At the core of the initiative is the endowment of four rotating professorships developed in partnership with donors John (BBA'55) and Tashia Morgridge (BSE'55), who matched $2 million of the Mellon award.
—Chancellor Rebecca Blank
These new professorships will be connected with course constellations, inspired by the extremely successful First-Year Interest Groups (FIGs) program where students explore topics in a seminar setting and engage in project-based learning, out-of-classroom experiences, and research training. While the focus of the initiative is on undergraduate students, graduate students also will play a key role by supporting faculty in the development of robust, cross-departmental partnerships. Additionally, graduate students will gain skills in new fields and pedagogies, including digital media and public humanities, crucial to today's academic marketplace.

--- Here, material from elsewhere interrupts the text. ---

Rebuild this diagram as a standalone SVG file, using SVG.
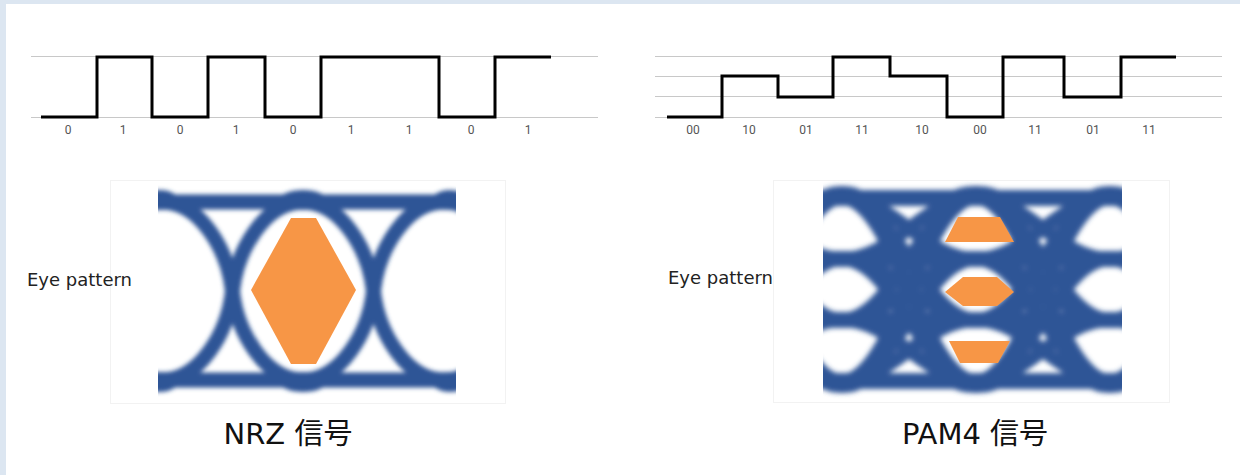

While interdisciplinarity and even transdisciplinarity have been key buzzwords in education over the past decades, this initiative issues from the innovative proposition that undergraduate learners are less interested in disciplines than in problems and questions. Those problems and questions — which are foundational and pre-disciplinary— set the stage for a new approach to learning. Whether conceived as grand challenges — like global poverty, the future of cities, and climate change — or deep puzzles — like what constitutes a meaningful or productive life — these are the drivers of knowledge in the 21st century. The initiative is designed to support students who are eager to graduate from college with a sense of their future and their place in the world.
In addition to endowing four rotating professorships, the Mellon award also will allow the Center for the Humanities to create a new HEX Project Lab for Undergraduates. The lab will house a new undergraduate program that builds upon the Center for the Humanities' acclaimed Public Humanities Exchange (HEX), a program that supports graduate students in the humanities who wish to draw upon their research to design community-based projects in partnership with local nonprofits. U-HEX, as the new program will be called, will focus on undergraduates, allowing them to gain experience in the nonprofit sector and undertake research-based projects in public service.
College of Letters & Science Dean John Karl Scholz who with Sara Guyer, director of the Center for the Humanities, is co-PI on the Mellon Foundation grant, sees this initiative as "a model for other large public universities that, like us, are committed to the humanities in and for the 21st century."
Over the coming months, a steering committee will work closely with Dean Scholz to advise on the initiative with a proposed announcement of the initial cohort of Mellon-Morgridge professors by late spring and a program launch in fall 2016.